Coil cores may have been swapped when reinstalled.


Interesting how these generators have no magnets and rely on residual magnetism (flashed) to generate.
And it doesn't take a real strong residual magnetism either to kick things off. My personal machine - as well as others I've worked on - have been apart and/or sitting for years and woke up on first startup without flashing.
 
Discussion starter · #11 ·
My Black Face was backwards for a while. Didnt notice at first:eek: . I tried a 12v cordless drill battery. Didnt work. I got polarity correct after using a big 36 volt battery. Your gonna need at least an automotive battery or one of those tractor batteries or both in series IMO.

What Im wondering is why did it reverse polarity? Im thinking from being flashed backwards or from a hot shot start up back wards.

Why is the hi OCV's a problem? I thought the 90 some odd volts max was a spec for safety from factory :confused: Maybee the older machines had hi OCV's and no AUX:confused: I dont know but Im thinking above 90 volts becomes slightly lethal if careless but otherwise ok.

Interesting how these generators have no magnets and rely on residual magnetism (flashed) to generate.


IR,

The problem I am having is high exciter voltage. When the machine is set to its lowest setting (100), and my rheostat is set almost to its lowest setting, it will burn a 1/8" rod of 7018 with no problems. In fact it's a little on the warm side. If I set the machine all the way to its lowest settings I can burn a hole right through a piece of 3/16" plate with an 1/8" 6010 rod.
The main generator volts are in spec. In fact they are on the low side of the spec.
 
Get your exciter polarity correct and see what happens.

I've never tested a unit to see how reversed exciter polarity affects exciter output voltage but as output is affected by brush location in relationship to the field coils (timing if you will), I suspect reversing polarity will have a definite affect on output voltage.

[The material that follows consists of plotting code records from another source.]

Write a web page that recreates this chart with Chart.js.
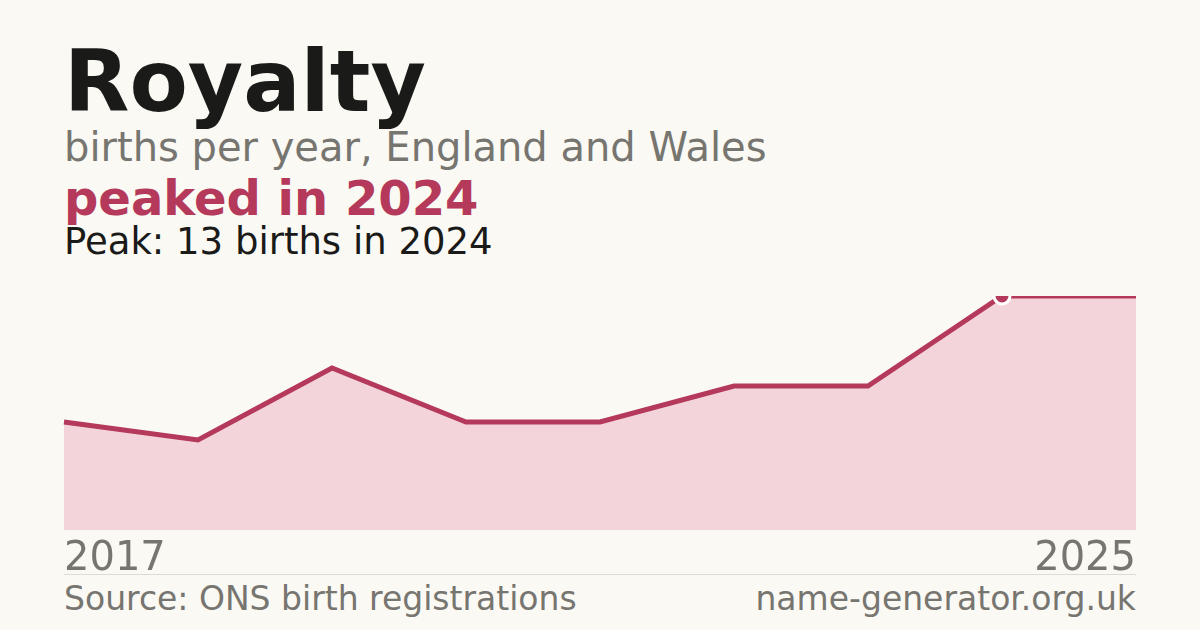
<!DOCTYPE html>
<html><head><meta charset="utf-8">
<script src="https://cdn.jsdelivr.net/npm/chart.js@4"></script>
<style>
body{margin:0;width:1200px;height:630px;background:#faf9f4;font-family:"DejaVu Sans",sans-serif;position:relative;overflow:hidden}
.t{position:absolute;left:64px;white-space:nowrap}
#wrap{position:absolute;left:54px;top:286px;width:1092px;height:254px}
</style></head><body>
<div class="t" style="top:32px;font-size:85px;font-weight:bold;color:#1a1a18">Royalty</div>
<div class="t" style="top:124px;font-size:40px;color:#777570">births per year, England and Wales</div>
<div class="t" style="top:170px;font-size:48px;font-weight:bold;color:#b5395a">peaked in 2024</div>
<div class="t" style="top:220px;font-size:37px;color:#1a1a18">Peak: 13 births in 2024</div>
<div id="wrap"><canvas id="c"></canvas></div>
<div class="t" style="top:533px;font-size:40px;color:#777570">2017</div>
<div class="t" style="top:533px;left:auto;right:64px;font-size:40px;color:#777570">2025</div>
<div style="position:absolute;left:64px;top:574px;width:1072px;height:1px;background:#dddbd4"></div>
<div class="t" style="top:579px;font-size:33px;color:#777570">Source: ONS birth registrations</div>
<div class="t" style="top:579px;left:auto;right:64px;font-size:33px;color:#777570">name-generator.org.uk</div>
<script>
const years=["2017","2018","2019","2020","2021","2022","2023","2024","2025"];
const births=[6,5,9,6,6,8,8,13,13];
const peakIndex=7;
new Chart(document.getElementById('c'),{type:'line',
data:{labels:years,datasets:[{data:births,borderColor:'#b5395a',borderWidth:5,backgroundColor:'#f2d4da',fill:'origin',tension:0,
pointRadius:births.map((v,i)=>i===peakIndex?8:0),pointBackgroundColor:'#b5395a',pointBorderColor:'#ffffff',pointBorderWidth:3}]},
options:{responsive:true,maintainAspectRatio:false,animation:false,layout:{padding:10},
plugins:{legend:{display:false},tooltip:{enabled:false}},
scales:{x:{display:false,offset:false},y:{display:false,min:0,max:13}}}});
</script>
</body></html>
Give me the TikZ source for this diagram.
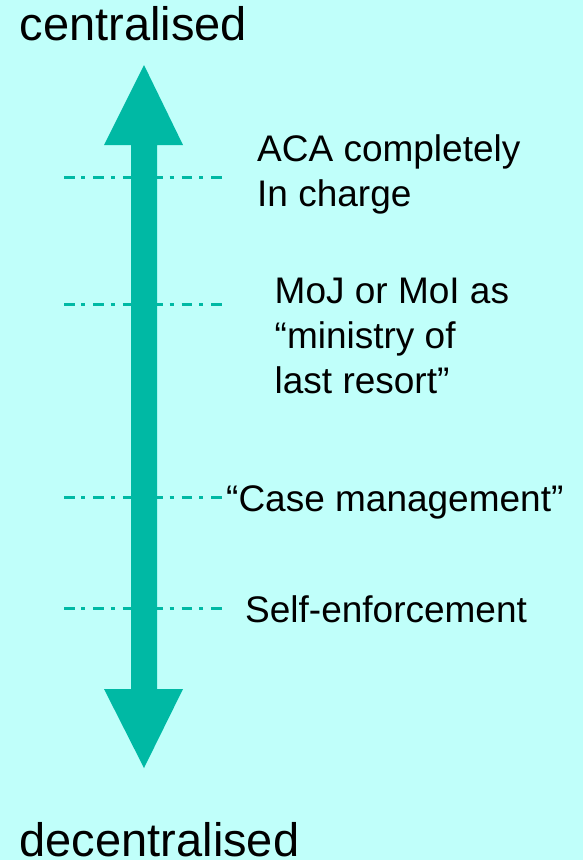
\documentclass[tikz,border=0pt]{standalone}
\usepackage{fontspec}
\setmainfont{Liberation Sans}
\definecolor{bgc}{RGB}{192,255,250}
\definecolor{teal1}{RGB}{0,185,164}
\begin{document}
\begin{tikzpicture}[x=1pt,y=-1pt,
  bigtxt/.style={anchor=base west,inner sep=0pt,font=\fontsize{47}{56}\selectfont},
  lbl/.style={anchor=base west,inner sep=0pt,align=left,font=\fontsize{37}{45}\selectfont},
  tick/.style={draw=teal1,line width=3pt,dash pattern=on 10.7pt off 6.7pt on 4pt off 8pt}]
\fill[bgc] (0,0) rectangle (583,860);
\useasboundingbox (0,0) rectangle (583,860);
% dash-dot level marks
\foreach \yy/\nm in {177/a,304/b,497/c,608/d}{
  \coordinate (\nm L) at (64,\yy);
  \coordinate (\nm R) at (222,\yy);
  \draw[tick] (\nm L) -- (\nm R);
}
% double arrow
\fill[teal1] (144,65) -- (183,145) -- (157,145) -- (157,689) -- (183,689)
  -- (144,768) -- (104,689) -- (131,689) -- (131,145) -- (104,145) -- cycle;
\node[bigtxt] (top) at (19.5,40.5) {centralised};
\node[bigtxt] (bot) at (19.5,856) {decentralised};
% multi-line nodes: base anchor is the baseline of the last line
\node[lbl] (aca) at (257,206) {ACA completely\\In charge};
\node[lbl] (moj) at (274.5,393) {MoJ or MoI as\\“ministry of\\last resort”};
\node[lbl] (case) at (226,511) {“Case management”};
\node[lbl] (self) at (245,622) {Self-enforcement};
\end{tikzpicture}
\end{document}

I also suspect this is why you're experiencing arcing at the main armature brushes for the same reason. Everything is functioning backwards.

If machine polarity is backwards at the weld output terminals and you're setup for electrode positive, you're actually attempting to weld as straight (EN) polarity which will affect weld performance.
 
I think you nailed it Duane. A friend of mine somehow (nobody has an answer) ended up with reversed polarity on his "81 SA200, He never checked the volts, but said it ran 6010 hot as all getout. and he thought his 9" grinder was going to explode.
 
It's the most logical thing that comes to mind for me at the moment 12V71 based in what has been described.
 
Discussion starter · #15 ·
It's the most logical thing that comes to mind for me at the moment 12V71 based in what has been described.

This machine was wired backwards at the main brushes. Instead of the cable connections being at the 2 lower main brushes they where at the top. I figured that part out after I was given a wiring diagram from Brad @ Lincoln. After following the wiring diagram I also found the rheostat was wired backwards as well.
When I originally got this machine I made sure I marked all the wires with colored phone wire to insure proper connections when I put it all back together. I have learned that someone else has been inside this machine before me.
Honestly I think after I flash the exciter and get that straightened out everything will start to fall into place.